LA DIALETTICA DI ESSERE E DIVENIRE – TENTATIVI DI SINTESI

LA DIALETTICA DI ESSERE E DIVENIRE
TENTATIVI DI SINTESI

Impossibilità di trovare la causa prima fra gli elementi costitutivi della natura

La teoria anassimandrea del “principio” indeterminato mette in rilievo la difficoltà, anzi l’impossibilità, di trovare la causa prima fra gli elementi costitutivi della natura, intesa soltanto come sostanza materiale. Se tutto in essa si trasforma e diviene, bisognerà dire che la realtà non è “essere”, ma continuo “divenire”, oppure occorrerà negare al dato dell’esperienza sensibile valore di realtà vera e attribuirlo a una realtà, che non cade sotto i sensi. A ogni modo bisogna conciliare l’esigenza dei sensi con quella della ragione. Un puro divenire sembra non possa avere significato; il flusso universale degli esseri non comporta possibilità di conoscenza, non potendosi stabilire alcun rapporto fra l’oggetto conoscibile e il soggetto conoscente, entrambi in mutazione incessante.

La ragione cerca un fondamento permanente di “essere”; cerca ciò che permane nella variazione, ciò che unifica la molteplicità; non trovandolo nel dato del senso, lo cercherà al di là di esso: l’antitesi fra esperienza sensibile e ragione va superata. Ecco allora delinearsi la dialettica di essere e di divenire , e prendere maggior forza e chiarezza i tentativi di sintesi fra essere e divenire.

Tutto ciò è già implicito nelle concezioni dei tre filosofi di Mileto: abbiamo infatti notato che nella loro fisica affiora prepotente l’esigenza metafisica. Che cos’è, in se stesso, il principio elementare delle cose? Perchè esso principio è eterno e costante nella sua essenza, mentre i suoi stati, gli “esseri”, variano continuamente? Che è questo variare, questo divenire? E se la realtà è una, non si identificheranno, forse, l’essere e il divenire?
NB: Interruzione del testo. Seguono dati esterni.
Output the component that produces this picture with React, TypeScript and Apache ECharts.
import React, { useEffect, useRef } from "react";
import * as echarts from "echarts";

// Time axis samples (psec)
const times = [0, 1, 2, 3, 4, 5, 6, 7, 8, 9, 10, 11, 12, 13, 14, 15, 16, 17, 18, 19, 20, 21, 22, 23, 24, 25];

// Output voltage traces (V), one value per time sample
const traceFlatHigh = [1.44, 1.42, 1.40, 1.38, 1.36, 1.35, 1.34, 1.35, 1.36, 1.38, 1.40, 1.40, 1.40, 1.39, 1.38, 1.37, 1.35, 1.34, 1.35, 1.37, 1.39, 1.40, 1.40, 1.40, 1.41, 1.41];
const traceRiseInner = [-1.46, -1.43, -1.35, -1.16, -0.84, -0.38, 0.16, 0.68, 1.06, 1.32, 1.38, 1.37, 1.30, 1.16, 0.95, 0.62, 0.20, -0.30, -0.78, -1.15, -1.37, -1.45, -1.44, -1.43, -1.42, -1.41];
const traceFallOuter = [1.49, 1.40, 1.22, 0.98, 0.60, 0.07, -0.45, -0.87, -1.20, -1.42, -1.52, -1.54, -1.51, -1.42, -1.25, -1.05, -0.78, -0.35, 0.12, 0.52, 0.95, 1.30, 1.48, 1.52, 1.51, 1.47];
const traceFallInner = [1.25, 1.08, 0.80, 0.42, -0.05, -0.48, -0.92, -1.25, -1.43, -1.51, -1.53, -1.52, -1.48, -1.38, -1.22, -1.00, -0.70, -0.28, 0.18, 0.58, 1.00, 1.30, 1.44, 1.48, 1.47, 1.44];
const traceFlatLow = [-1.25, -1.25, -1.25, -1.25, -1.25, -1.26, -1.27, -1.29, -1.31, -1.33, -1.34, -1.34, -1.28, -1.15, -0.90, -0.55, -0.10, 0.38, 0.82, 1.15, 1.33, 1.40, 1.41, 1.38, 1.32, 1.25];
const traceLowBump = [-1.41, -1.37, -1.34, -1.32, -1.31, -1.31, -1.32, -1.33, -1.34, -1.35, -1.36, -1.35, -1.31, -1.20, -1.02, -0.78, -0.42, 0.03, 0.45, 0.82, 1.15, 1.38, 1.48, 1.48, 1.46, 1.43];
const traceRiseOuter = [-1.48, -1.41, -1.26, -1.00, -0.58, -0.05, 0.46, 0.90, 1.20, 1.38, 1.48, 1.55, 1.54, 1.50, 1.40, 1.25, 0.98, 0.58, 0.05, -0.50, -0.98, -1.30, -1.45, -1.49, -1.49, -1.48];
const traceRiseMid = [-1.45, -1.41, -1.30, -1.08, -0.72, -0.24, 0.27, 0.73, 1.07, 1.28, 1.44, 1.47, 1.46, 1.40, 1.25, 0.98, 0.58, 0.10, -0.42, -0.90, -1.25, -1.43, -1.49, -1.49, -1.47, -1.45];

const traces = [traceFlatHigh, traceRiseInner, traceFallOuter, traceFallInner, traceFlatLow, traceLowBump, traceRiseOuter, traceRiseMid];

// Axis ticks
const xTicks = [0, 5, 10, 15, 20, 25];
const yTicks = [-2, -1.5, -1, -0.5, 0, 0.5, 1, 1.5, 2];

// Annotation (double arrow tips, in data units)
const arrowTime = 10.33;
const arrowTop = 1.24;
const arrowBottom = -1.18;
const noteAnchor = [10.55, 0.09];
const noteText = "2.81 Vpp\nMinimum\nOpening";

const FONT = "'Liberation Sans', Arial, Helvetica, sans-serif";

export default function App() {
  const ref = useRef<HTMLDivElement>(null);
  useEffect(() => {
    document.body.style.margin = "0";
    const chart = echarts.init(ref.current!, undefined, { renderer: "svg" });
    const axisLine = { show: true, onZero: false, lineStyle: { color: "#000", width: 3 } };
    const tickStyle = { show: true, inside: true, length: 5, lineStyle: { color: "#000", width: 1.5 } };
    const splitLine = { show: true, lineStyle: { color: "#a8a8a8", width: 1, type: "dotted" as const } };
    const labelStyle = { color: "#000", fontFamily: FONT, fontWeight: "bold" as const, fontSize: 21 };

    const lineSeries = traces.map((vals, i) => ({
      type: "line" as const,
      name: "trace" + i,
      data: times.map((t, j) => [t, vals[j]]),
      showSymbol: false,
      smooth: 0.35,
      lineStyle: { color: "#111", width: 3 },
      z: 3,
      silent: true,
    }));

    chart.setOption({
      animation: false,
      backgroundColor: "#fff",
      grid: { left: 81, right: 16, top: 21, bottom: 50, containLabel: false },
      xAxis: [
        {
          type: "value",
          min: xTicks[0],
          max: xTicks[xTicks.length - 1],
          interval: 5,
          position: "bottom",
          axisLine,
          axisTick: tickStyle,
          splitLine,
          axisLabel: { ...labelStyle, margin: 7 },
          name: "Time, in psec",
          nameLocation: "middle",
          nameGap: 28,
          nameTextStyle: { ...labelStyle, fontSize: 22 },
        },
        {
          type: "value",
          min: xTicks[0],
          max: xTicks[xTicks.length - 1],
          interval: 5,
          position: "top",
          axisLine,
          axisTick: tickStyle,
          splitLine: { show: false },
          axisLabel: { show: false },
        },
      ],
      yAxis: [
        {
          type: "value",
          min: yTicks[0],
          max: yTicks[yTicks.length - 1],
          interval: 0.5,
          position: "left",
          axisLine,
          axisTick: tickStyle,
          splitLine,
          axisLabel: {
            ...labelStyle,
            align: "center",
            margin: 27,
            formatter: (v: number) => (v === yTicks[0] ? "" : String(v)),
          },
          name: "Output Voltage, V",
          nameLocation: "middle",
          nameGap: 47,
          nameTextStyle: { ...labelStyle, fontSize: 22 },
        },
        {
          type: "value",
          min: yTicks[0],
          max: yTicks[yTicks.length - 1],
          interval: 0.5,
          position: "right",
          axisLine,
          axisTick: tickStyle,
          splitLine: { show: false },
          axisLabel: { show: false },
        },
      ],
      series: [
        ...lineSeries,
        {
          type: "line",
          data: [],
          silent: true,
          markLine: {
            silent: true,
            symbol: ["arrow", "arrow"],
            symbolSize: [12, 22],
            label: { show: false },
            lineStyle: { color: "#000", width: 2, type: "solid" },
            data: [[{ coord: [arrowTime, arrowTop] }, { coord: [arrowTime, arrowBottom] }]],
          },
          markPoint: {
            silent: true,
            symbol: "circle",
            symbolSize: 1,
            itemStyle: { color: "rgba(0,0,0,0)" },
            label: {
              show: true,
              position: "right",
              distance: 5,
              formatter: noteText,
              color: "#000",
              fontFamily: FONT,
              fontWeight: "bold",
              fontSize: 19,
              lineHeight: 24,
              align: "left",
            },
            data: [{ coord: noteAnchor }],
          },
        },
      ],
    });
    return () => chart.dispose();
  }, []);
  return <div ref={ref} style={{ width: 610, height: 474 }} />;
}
In Eraclito, filosofo pure ionico, il problema si presenta in forma acuta, e la soluzione è radicale, ma oscura e perciò variamente interpretata. Comunemente si considera Eraclito come il filosofo del divenire, e a lui vien contrapposta la scuola eleatica, come quella che afferma che l’essere è tutto e il cambiamento e la molteplicità vana apparenza. Ma anche in Eraclito si avverte il bisogno razionale e religioso dell’unità permanente, dell’armonia che trionfa del contrasto, d’una legge razionale immutabile, a dispetto dei dati dell’esperienza sensibile.

Gli eleati accentueranno e renderanno esplicite queste conclusioni, e le porteranno all’affermazione esclusiva della realtà dell’essere uno, immutabile, eterno, perfetto, di natura intelligibile.
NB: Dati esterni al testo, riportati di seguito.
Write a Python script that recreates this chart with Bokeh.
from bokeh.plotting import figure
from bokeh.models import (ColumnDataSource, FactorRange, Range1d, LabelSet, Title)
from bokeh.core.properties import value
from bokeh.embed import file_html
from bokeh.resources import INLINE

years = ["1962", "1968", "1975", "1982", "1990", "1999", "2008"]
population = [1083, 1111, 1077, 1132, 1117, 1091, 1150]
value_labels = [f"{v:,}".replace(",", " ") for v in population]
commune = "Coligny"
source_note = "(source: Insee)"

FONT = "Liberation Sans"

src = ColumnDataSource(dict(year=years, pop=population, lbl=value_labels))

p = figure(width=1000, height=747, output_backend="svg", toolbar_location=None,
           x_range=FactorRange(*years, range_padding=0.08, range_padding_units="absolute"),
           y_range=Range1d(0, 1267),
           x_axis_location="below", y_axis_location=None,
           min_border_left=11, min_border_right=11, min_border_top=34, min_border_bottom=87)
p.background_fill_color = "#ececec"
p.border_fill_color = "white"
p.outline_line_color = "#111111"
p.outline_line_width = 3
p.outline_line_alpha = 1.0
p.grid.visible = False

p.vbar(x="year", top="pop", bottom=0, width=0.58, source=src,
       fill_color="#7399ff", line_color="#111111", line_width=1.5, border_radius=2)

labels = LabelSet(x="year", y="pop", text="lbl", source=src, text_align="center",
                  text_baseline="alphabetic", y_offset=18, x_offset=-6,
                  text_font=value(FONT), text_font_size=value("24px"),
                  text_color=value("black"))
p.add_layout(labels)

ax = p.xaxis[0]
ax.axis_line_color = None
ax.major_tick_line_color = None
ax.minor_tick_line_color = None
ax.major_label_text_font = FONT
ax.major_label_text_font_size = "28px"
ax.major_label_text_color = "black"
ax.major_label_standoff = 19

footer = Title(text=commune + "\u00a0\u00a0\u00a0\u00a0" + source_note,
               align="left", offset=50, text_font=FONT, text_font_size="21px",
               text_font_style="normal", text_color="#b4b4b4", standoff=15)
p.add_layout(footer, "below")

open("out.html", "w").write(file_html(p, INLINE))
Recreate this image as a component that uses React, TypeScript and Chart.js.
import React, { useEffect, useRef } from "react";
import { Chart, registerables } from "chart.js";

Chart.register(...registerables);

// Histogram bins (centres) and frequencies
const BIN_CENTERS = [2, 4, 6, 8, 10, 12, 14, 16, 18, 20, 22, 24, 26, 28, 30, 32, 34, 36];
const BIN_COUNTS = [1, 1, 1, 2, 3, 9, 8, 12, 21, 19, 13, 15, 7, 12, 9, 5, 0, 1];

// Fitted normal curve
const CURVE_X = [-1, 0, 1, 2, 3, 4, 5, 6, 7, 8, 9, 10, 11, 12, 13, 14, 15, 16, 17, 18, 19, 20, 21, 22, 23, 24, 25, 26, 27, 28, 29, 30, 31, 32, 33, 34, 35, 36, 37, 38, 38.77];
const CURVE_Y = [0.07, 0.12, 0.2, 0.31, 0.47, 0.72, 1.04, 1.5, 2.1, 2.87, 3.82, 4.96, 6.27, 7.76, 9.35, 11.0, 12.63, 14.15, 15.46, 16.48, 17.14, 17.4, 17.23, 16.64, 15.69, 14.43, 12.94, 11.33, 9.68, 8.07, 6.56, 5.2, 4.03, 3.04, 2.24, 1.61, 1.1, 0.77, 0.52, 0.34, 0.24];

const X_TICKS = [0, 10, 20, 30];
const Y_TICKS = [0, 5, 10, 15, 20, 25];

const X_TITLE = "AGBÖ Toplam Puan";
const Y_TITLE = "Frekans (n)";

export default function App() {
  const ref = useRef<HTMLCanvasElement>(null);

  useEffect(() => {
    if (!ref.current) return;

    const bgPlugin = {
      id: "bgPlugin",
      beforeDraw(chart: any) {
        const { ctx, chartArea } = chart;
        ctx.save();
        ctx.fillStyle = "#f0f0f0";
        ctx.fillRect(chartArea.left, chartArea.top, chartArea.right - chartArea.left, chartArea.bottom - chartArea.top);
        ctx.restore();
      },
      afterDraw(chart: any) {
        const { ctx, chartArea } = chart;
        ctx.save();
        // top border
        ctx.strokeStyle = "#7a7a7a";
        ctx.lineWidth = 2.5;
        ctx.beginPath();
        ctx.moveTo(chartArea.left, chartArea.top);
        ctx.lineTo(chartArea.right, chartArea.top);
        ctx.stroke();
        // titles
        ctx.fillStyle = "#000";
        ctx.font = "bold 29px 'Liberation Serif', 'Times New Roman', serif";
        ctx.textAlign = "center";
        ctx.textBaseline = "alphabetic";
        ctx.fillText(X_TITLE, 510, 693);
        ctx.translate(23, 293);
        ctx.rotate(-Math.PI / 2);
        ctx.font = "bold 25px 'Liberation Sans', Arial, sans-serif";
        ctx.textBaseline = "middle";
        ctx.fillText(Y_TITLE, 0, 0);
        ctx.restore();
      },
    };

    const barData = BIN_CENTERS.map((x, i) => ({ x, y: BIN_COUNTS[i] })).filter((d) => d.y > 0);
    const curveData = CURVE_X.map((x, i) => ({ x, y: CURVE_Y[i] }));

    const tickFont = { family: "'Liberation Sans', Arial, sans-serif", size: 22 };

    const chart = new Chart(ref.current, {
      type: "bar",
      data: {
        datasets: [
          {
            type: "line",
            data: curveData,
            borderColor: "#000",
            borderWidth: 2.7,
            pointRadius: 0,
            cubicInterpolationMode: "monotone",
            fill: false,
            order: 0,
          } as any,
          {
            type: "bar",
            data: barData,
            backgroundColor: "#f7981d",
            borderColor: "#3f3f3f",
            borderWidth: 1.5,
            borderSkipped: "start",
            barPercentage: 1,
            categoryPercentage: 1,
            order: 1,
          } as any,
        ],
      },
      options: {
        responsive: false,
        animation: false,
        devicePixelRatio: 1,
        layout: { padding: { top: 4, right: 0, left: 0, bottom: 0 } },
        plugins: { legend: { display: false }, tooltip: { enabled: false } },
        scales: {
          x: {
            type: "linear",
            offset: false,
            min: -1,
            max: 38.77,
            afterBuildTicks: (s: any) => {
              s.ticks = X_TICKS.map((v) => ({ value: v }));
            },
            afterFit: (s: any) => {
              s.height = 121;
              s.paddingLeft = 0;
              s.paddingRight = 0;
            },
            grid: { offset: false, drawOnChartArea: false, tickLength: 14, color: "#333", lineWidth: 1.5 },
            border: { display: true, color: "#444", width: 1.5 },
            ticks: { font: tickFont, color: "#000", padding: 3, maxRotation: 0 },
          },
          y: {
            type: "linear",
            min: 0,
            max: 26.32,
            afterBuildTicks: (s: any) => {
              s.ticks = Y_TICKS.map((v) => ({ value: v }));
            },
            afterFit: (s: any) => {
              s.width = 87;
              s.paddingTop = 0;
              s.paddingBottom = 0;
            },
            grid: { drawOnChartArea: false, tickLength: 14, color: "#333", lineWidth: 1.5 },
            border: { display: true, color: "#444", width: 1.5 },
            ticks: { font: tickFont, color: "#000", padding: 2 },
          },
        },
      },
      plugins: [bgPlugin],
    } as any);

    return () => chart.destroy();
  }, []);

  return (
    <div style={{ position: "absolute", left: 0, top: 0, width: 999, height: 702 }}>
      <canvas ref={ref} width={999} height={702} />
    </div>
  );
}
Pitagorici e atomisti ricercheranno, come vedremo, nuove soluzioni, si preoccuperanno nuovamente di non sopprimere l’uno o l’altro dei termini dell’antinomia, ma di ‘conciliarli in sintesi tali, che permettano di affermare la permanenza degli esseri (considerati dai pitagorici come unità aritmetiche o ideali, e dagli atomisti come unità fisiche o materiali) e il mutamento continuo dei loro rapporti.
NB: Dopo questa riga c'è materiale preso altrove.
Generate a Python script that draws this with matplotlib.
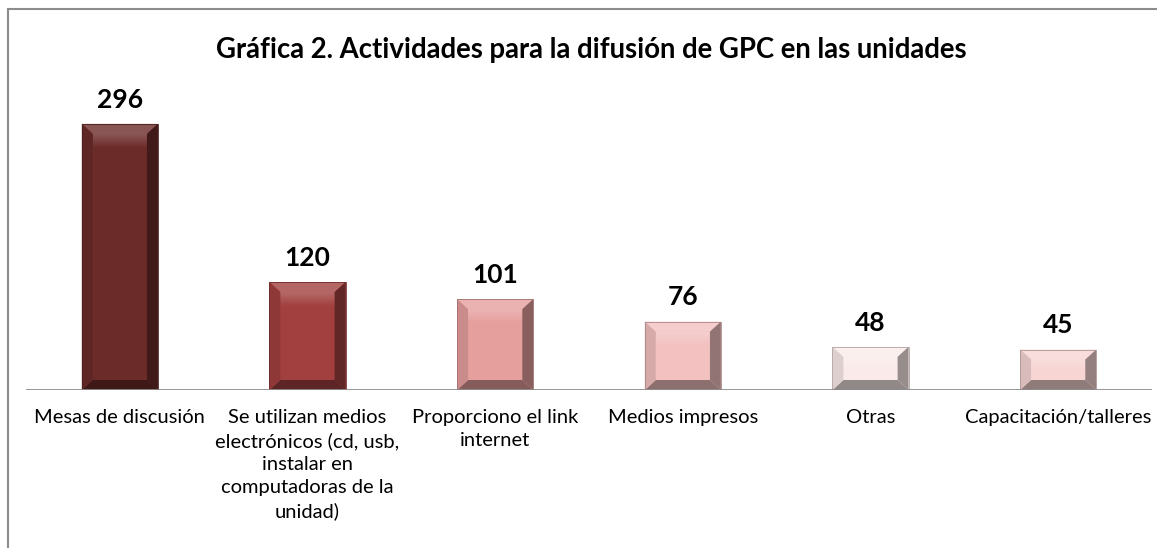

Anassagora avvertirà più chiaramente degli altri l’insufficienza del puro naturalismo e parlerà d’una Intelligenza ordinatrice, d’una Mente. Siamo sulla strada che conduce a Dio. Non si può negare lo spirito religioso a questi grandi pensatori antichi, ritenuti, almeno alcuni, estranei o ostili alla religiosità: la grande filosofia, professata con purezza d’animo, è anche religione.